**GIVEN PROBLEM**
Locate the string "matplotlib" in the listing below. Copy every line where it is found.

**DATA SEGMENT**
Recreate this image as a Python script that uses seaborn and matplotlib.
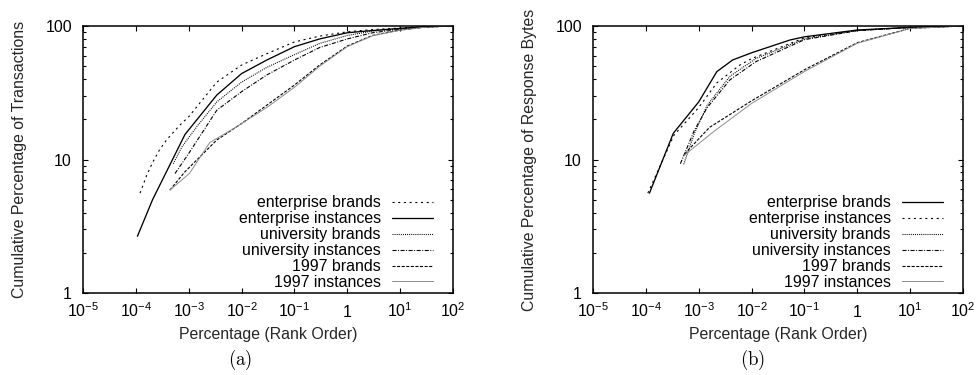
import numpy as np
import pandas as pd
import matplotlib
matplotlib.use("Agg")
import matplotlib.pyplot as plt
import seaborn as sns
from matplotlib.ticker import FixedLocator, NullLocator, LogLocator, FixedFormatter

# ---------------- data ----------------
series_names = ["enterprise brands", "enterprise instances", "university brands",
                "university instances", "1997 brands", "1997 instances"]

# Panel (a): cumulative percentage of transactions
a_ent_brands_x = [1.2e-4, 1.6e-4, 2.1e-4, 2.8e-4, 3.8e-4, 6.8e-4, 1e-3, 3.4e-3, 1e-2, 3e-2,
                  0.1, 0.3, 1, 3, 10, 30, 100]
a_ent_brands_y = [5.6, 7.6, 9.6, 11.8, 14, 18.1, 20.9, 38, 51, 62,
                  76, 84, 90.5, 94, 96.6, 99, 100]
a_ent_inst_x = [1.07e-4, 2.07e-4, 8.5e-4, 3.4e-3, 1e-2, 3e-2, 0.1, 0.3, 1, 3, 10, 30, 100]
a_ent_inst_y = [2.66, 5.0, 15.4, 30.4, 44, 55.6, 70, 80, 89, 92.5, 96, 98.8, 100]
a_univ_brands_x = [5.1e-4, 7.4e-4, 1.42e-3, 3.4e-3, 1e-2, 3e-2, 0.1, 0.3, 1, 3, 10, 30, 100]
a_univ_brands_y = [9.3, 12.4, 17.6, 27, 38, 49, 61, 74, 85, 91.5, 95.5, 98.8, 100]
a_univ_inst_x = [5.5e-4, 1e-3, 3.4e-3, 1e-2, 3e-2, 0.1, 0.3, 1, 3, 10, 30, 100]
a_univ_inst_y = [7.85, 11.1, 23.4, 32.2, 43, 55.6, 69, 80, 89, 94.4, 98.5, 100]
a_97_brands_x = [4.4e-4, 8.5e-4, 3.4e-3, 1e-2, 3e-2, 0.1, 0.3, 1, 3, 10, 30, 100]
a_97_brands_y = [5.9, 8.1, 14, 18.6, 25.5, 36.1, 51, 70.8, 85, 93.3, 98, 100]
a_97_inst_x = [4.4e-4, 1.03e-3, 2.5e-3, 7e-3, 3e-2, 0.1, 0.3, 1, 3, 10, 30, 100]
a_97_inst_y = [5.9, 7.85, 13.4, 17.0, 24.5, 34.7, 50, 70, 84.5, 93, 98, 100]

# Panel (b): cumulative percentage of response bytes
b_ent_brands_x = [1.17e-4, 3.3e-4, 1e-3, 2.2e-3, 4.4e-3, 1e-2, 5.3e-2, 0.1, 1, 10, 100]
b_ent_brands_y = [5.6, 15.7, 27, 45.5, 55.7, 63, 78.5, 83, 93.3, 97.7, 100]
b_ent_inst_x = [1.09e-4, 3.4e-4, 1e-3, 2.2e-3, 6e-3, 1e-2, 0.1, 1, 10, 100]
b_ent_inst_y = [5.6, 15.2, 24.5, 37.5, 51, 57, 81.5, 92.8, 97.7, 100]
b_univ_brands_x = [5.2e-4, 8.3e-4, 1.45e-3, 3.9e-3, 1.2e-2, 0.1, 1, 10, 100]
b_univ_brands_y = [9.2, 15.7, 25.5, 42, 57, 80, 92.5, 97.5, 100]
b_univ_inst_x = [4.5e-4, 8.3e-4, 1.45e-3, 3.9e-3, 1.2e-2, 0.1, 1, 10, 100]
b_univ_inst_y = [9.3, 16.6, 24.5, 39.5, 54, 79, 92.3, 97.5, 100]
b_97_brands_x = [5.4e-4, 1.6e-3, 1e-2, 0.1, 1, 10, 100]
b_97_brands_y = [11, 17.4, 27.5, 47, 75, 96, 100]
b_97_inst_x = [5.4e-4, 2e-3, 1e-2, 0.1, 1, 10, 100]
b_97_inst_y = [10.8, 16.4, 26.3, 45.6, 74.3, 95.8, 100]

x_tick_values = [1e-5, 1e-4, 1e-3, 1e-2, 1e-1, 1, 10, 100]
x_tick_labels = [r"$10^{-5}$", r"$10^{-4}$", r"$10^{-3}$", r"$10^{-2}$",
                 r"$10^{-1}$", r"$1$", r"$10^{1}$", r"$10^{2}$"]
y_tick_values = [1, 10, 100]
y_tick_labels = ["1", "10", "100"]

y_labels = ["Cumulative Percentage of Transactions",
            "Cumulative Percentage of Response Bytes"]
x_label = "Percentage (Rank Order)"
captions = [r"$\mathrm{(a)}$", r"$\mathrm{(b)}$"]

# ---------------- styles ----------------
sns.set_style("ticks")
plt.rcParams["font.family"] = ["Liberation Sans", "DejaVu Sans"]
plt.rcParams["mathtext.fontset"] = "custom"
plt.rcParams["mathtext.rm"] = "Liberation Sans"
plt.rcParams["mathtext.it"] = "Liberation Sans:italic"
plt.rcParams["mathtext.bf"] = "Liberation Sans:bold"
plt.rcParams["lines.scale_dashes"] = False
plt.rcParams["axes.edgecolor"] = "black"
plt.rcParams["text.color"] = "black"
plt.rcParams["xtick.color"] = "black"
plt.rcParams["ytick.color"] = "black"

FS = 11.4

sparse = dict(color="black", lw=0.8, ls=(0, (1.5, 2.6)))
solid = dict(color="black", lw=0.95, ls="-")
dotted = dict(color="black", lw=0.8, ls=(0, (0.7, 0.8)))
dashdot = dict(color="black", lw=0.8, ls=(0, (2.9, 1.1, 0.7, 1.1)))
dashed = dict(color="black", lw=0.8, ls=(0, (2.2, 1.1)))
grey = dict(color="#8c8c8c", lw=0.7, ls="-")

panels = [
    dict(series=[(a_ent_brands_x, a_ent_brands_y), (a_ent_inst_x, a_ent_inst_y),
                 (a_univ_brands_x, a_univ_brands_y), (a_univ_inst_x, a_univ_inst_y),
                 (a_97_brands_x, a_97_brands_y), (a_97_inst_x, a_97_inst_y)],
         styles=[sparse, solid, dotted, dashdot, dashed, grey],
         left=83, caption_x=240),
    dict(series=[(b_ent_brands_x, b_ent_brands_y), (b_ent_inst_x, b_ent_inst_y),
                 (b_univ_brands_x, b_univ_brands_y), (b_univ_inst_x, b_univ_inst_y),
                 (b_97_brands_x, b_97_brands_y), (b_97_inst_x, b_97_inst_y)],
         styles=[solid, sparse, dotted, dashdot, dashed, grey],
         left=593, caption_x=753),
]

W, H = 977, 375
fig = plt.figure(figsize=(W / 100, H / 100), dpi=100)

ax_w, ax_top, ax_bot = 370, 26, 293

for i, p in enumerate(panels):
    ax = fig.add_axes([p["left"] / W, (H - ax_bot) / H, ax_w / W, (ax_bot - ax_top) / H])
    ax.set_xscale("log")
    ax.set_yscale("log")
    for name, (xs, ys), st in zip(series_names, p["series"], p["styles"]):
        df = pd.DataFrame({"x": xs, "y": ys})
        sns.lineplot(data=df, x="x", y="y", ax=ax, label=name,
                     color=st["color"], lw=st["lw"], linestyle=st["ls"])
    ax.set_xlim(1e-5, 100)
    ax.set_ylim(1, 100)
    ax.xaxis.set_major_locator(FixedLocator(x_tick_values))
    ax.xaxis.set_major_formatter(FixedFormatter(x_tick_labels))
    ax.xaxis.set_minor_locator(NullLocator())
    ax.yaxis.set_major_locator(FixedLocator(y_tick_values))
    ax.yaxis.set_major_formatter(FixedFormatter(y_tick_labels))
    ax.yaxis.set_minor_locator(LogLocator(base=10, subs=np.arange(2, 10)))
    ax.yaxis.set_minor_formatter(FixedFormatter([]))
    ax.tick_params(which="both", direction="in", top=True, right=True,
                   labelsize=FS, width=0.8)
    ax.tick_params(which="major", length=3.6)
    ax.tick_params(which="minor", length=1.9)
    ax.tick_params(axis="y", pad=8)
    ax.tick_params(axis="x", pad=17.5)
    for t in ax.get_xticklabels():
        t.set_va("baseline")
    for s in ax.spines.values():
        s.set_linewidth(1.1)
        s.set_visible(True)
    ax.set_xlabel(x_label, fontsize=FS, labelpad=4.5)
    ax.set_ylabel(y_labels[i], fontsize=FS, labelpad=13)
    leg = ax.legend(loc="lower right", bbox_to_anchor=(1 - 20 / ax_w, 3 / 267),
                    frameon=False, markerfirst=False, fontsize=FS,
                    handlelength=2.6, handletextpad=0.7, labelspacing=0.06,
                    borderpad=0, borderaxespad=0)
    fig.text(p["caption_x"] / W, 1 - 360 / H, captions[i], ha="center", va="center",
             fontsize=13.5, math_fontfamily="cm")

fig.savefig("out.png", dpi=100)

**TASK SOLUTION**
Recreate this image as a Python script that uses seaborn and matplotlib.
import matplotlib
matplotlib.use("Agg")
import matplotlib.pyplot as plt
from matplotlib.ticker import FixedLocator, NullLocator, LogLocator, FixedFormatter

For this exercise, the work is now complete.